Sunday, July 13, 2014

Could Be a "Bones" Episode

Bones is a TV story where you have a bunch of scientists working at the Smithsonian trying to solve murders on bodies that have been pretty much been reduced to some mush and bones.
From Wisconsin comes a case where it could be a real Bones episode.
From jsonline, Milwaukee: 
A new analysis by the Smithsonian Museum Conservation Institute of the remains of a teenage boy found in Rock County in 1995 have raised hopes of investigators who have been trying to identify him for 20 years.

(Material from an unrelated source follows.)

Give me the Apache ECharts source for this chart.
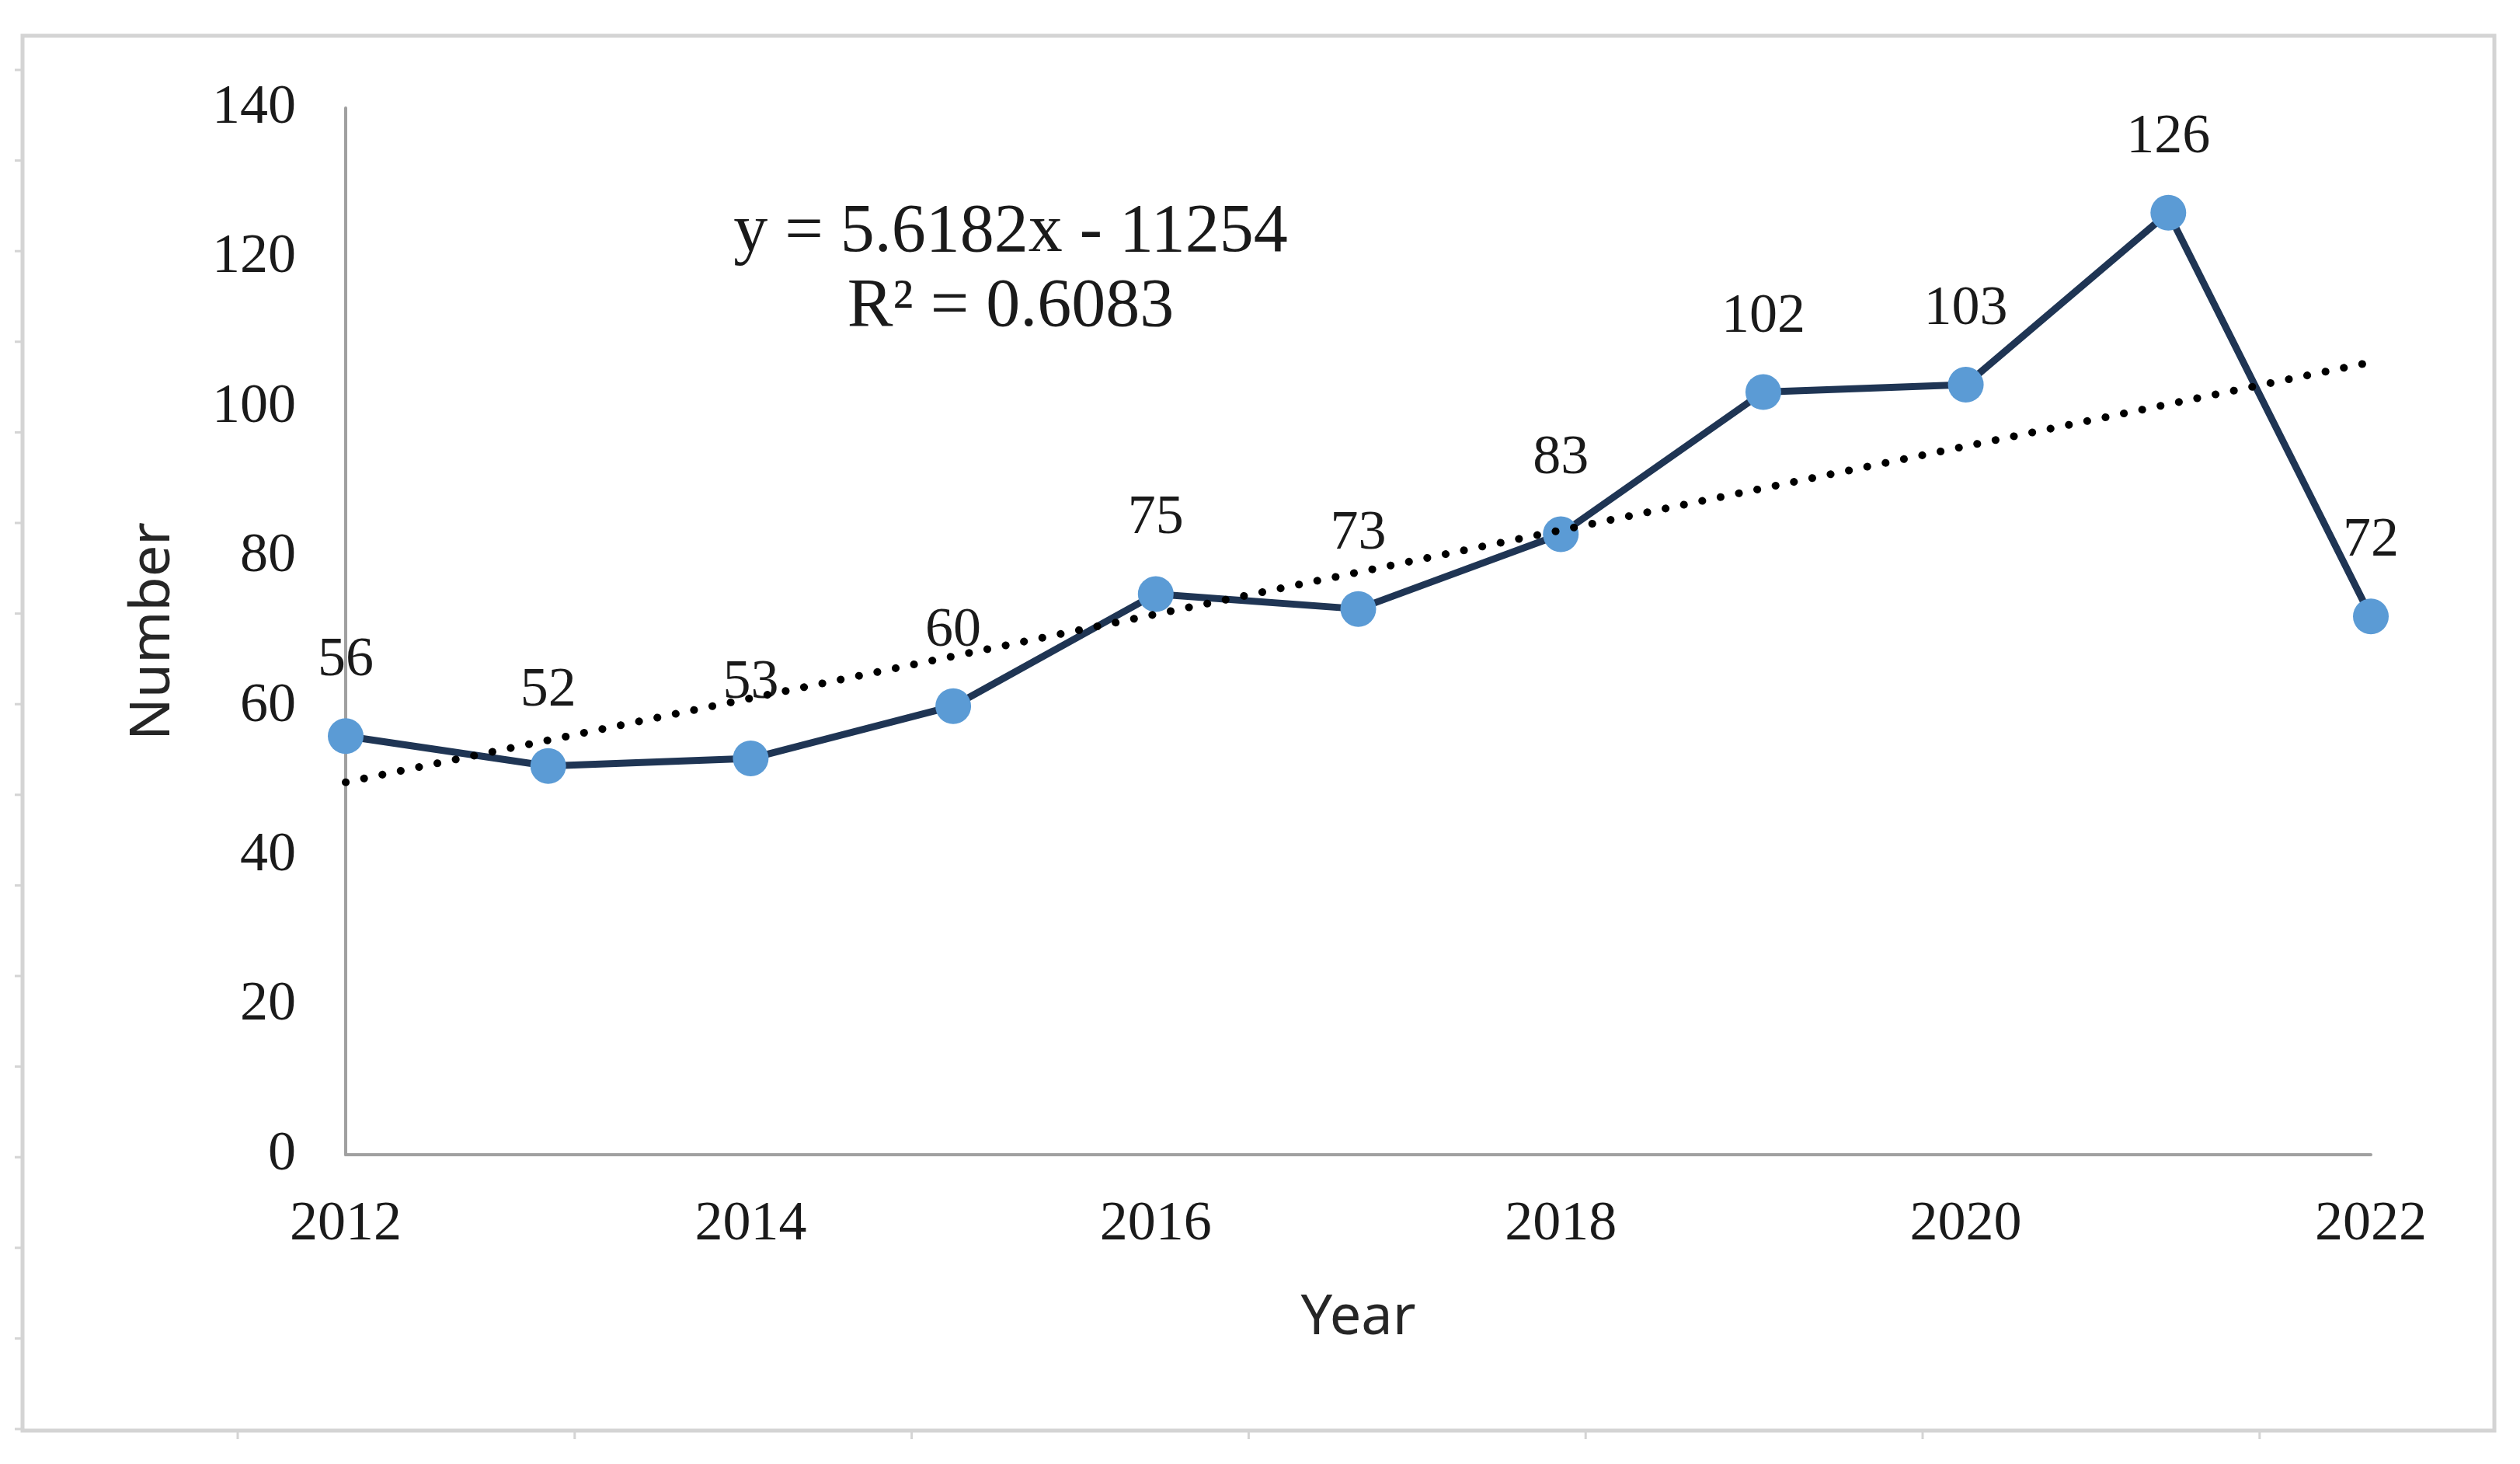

Results of what's called Stable Isotope Analysis (SIA) on a section of femur show the boy most likely grew up in Wisconsin, Michigan or Minnesota, according to Rock County Deputy Coroner Jack Friess.
"This allows us to look more closely at missing persons from the Midwest, from around here, and more easily rule out teens that went missing from the coasts, for instance," Friess says.
The mostly skeletal remains of the boy were found on the banks of Turtle Creek near Clinton, prompting investigators to name him "John Clinton Doe."
"We tested some tissue and hair at the time but that didn't take us anywhere," says acting Rock County coroner Lou Smit.
Investigators were able to determine the remains were that of a male between the ages of 15 and 18, and that he had probably died in 1994. But subsequent DNA tests were inconclusive.
The remains were buried but exhumed for a second autopsy in 2009, but a cause of death has never been determined, Smit says.
Friess has been on the case as a volunteer for the last year and helped coordinate arrangements with the Smithsonian Museum Conservation Institute for the testing. Oxygen, nitrogen and carbon were then extracted from the bone sample to develop an isotope "profile."
The isotope makeup of oxygen atoms in the teen's bones, which revealed what he ate and drank while growing up, was compared to the oxygen isotope profiles of water from around the U.S.
Hopefully, they will be able to identify the poor lad and hopefully find a cause of death.
Science sure has come along way, that is for certain.